# Data block
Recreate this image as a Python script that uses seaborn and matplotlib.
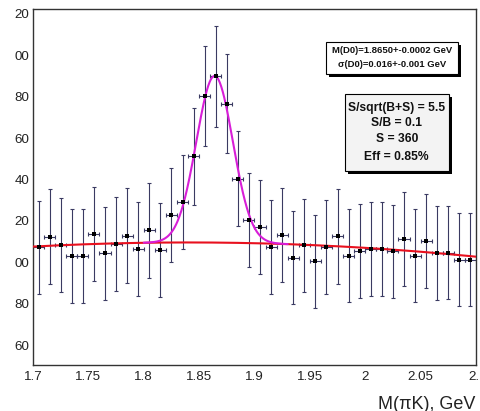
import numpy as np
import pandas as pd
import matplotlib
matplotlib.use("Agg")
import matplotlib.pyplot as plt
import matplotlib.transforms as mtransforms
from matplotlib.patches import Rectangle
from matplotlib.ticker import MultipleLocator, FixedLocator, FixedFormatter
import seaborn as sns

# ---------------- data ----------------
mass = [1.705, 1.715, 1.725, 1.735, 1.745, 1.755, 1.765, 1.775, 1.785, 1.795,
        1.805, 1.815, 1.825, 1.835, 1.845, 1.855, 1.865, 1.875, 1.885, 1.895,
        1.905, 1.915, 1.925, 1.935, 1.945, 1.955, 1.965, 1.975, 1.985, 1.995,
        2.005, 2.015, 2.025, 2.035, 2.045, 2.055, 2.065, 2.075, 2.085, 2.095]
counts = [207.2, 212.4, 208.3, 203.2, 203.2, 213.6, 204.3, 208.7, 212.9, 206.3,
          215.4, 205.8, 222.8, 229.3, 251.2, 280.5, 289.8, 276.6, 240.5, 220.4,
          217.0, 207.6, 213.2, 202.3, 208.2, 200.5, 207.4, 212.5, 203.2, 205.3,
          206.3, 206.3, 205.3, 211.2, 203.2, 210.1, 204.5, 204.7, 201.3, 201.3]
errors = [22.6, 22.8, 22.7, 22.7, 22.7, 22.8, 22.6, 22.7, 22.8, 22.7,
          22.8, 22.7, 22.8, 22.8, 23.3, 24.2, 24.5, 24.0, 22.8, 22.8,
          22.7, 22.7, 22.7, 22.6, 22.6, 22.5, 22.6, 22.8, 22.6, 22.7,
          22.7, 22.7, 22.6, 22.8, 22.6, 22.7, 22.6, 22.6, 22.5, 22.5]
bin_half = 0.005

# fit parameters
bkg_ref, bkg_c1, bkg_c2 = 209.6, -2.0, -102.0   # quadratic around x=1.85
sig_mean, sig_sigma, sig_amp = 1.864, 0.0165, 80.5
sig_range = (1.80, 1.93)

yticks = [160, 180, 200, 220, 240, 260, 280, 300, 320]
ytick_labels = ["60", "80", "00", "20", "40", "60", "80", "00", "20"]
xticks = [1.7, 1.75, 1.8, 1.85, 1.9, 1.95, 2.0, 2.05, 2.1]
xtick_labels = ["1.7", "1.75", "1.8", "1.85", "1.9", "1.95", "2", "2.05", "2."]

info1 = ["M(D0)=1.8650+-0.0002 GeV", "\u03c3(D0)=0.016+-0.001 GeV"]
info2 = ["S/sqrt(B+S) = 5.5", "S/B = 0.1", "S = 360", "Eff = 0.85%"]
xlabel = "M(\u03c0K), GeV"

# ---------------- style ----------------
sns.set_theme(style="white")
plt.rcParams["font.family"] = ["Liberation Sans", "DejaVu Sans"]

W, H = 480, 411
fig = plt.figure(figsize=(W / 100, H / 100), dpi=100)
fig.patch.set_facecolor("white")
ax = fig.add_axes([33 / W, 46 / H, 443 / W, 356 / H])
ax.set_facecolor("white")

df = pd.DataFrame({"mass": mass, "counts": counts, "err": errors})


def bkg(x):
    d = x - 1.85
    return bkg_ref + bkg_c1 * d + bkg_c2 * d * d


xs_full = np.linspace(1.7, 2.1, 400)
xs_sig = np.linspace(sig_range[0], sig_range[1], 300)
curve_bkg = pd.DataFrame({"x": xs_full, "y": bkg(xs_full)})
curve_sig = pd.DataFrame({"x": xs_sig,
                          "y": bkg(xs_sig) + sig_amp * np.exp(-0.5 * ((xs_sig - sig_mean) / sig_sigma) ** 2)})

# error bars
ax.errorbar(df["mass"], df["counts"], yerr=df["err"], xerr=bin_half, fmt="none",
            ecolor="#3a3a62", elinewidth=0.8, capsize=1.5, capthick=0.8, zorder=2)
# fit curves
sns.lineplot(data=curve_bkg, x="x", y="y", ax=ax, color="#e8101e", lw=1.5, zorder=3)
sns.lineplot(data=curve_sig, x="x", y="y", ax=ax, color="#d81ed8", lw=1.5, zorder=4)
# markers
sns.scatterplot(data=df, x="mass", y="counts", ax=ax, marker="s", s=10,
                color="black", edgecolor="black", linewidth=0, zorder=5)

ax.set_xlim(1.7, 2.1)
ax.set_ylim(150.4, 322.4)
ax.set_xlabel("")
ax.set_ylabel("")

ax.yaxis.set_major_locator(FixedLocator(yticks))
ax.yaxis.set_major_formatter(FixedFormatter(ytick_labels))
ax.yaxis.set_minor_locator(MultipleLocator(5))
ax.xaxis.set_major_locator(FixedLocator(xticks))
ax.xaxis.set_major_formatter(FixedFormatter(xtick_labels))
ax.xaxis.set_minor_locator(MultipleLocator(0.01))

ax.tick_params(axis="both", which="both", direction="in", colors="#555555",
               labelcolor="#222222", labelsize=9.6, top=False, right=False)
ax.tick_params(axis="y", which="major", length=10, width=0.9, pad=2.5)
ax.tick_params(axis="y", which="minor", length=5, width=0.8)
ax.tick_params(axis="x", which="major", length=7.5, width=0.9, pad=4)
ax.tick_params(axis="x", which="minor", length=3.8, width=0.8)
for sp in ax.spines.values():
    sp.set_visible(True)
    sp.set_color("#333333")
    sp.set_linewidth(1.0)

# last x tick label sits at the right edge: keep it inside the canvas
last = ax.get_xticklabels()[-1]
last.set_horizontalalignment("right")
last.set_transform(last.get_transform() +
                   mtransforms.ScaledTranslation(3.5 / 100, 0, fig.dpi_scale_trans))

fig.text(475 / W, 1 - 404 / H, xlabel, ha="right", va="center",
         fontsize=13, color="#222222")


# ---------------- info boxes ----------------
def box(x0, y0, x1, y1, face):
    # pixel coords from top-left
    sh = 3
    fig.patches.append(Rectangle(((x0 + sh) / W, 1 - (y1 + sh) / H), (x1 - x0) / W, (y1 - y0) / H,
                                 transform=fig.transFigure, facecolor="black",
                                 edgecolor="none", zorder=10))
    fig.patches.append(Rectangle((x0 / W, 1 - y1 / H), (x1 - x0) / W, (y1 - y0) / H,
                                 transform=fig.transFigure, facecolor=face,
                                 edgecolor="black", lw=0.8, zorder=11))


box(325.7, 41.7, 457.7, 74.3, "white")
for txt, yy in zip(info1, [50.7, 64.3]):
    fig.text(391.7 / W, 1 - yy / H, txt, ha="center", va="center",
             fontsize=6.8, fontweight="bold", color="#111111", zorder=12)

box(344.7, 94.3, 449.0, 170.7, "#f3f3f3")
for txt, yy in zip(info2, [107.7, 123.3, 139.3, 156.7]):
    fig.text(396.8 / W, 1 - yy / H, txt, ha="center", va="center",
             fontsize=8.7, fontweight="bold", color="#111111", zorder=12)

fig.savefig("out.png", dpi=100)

# Instructions for the task
Return only the lines running from the top of the data to the line that holds "import seaborn as sns". Include both of those lines, but skip the pictures.

# Solution below
Recreate this image as a Python script that uses seaborn and matplotlib.
import numpy as np
import pandas as pd
import matplotlib
matplotlib.use("Agg")
import matplotlib.pyplot as plt
import matplotlib.transforms as mtransforms
from matplotlib.patches import Rectangle
from matplotlib.ticker import MultipleLocator, FixedLocator, FixedFormatter
import seaborn as sns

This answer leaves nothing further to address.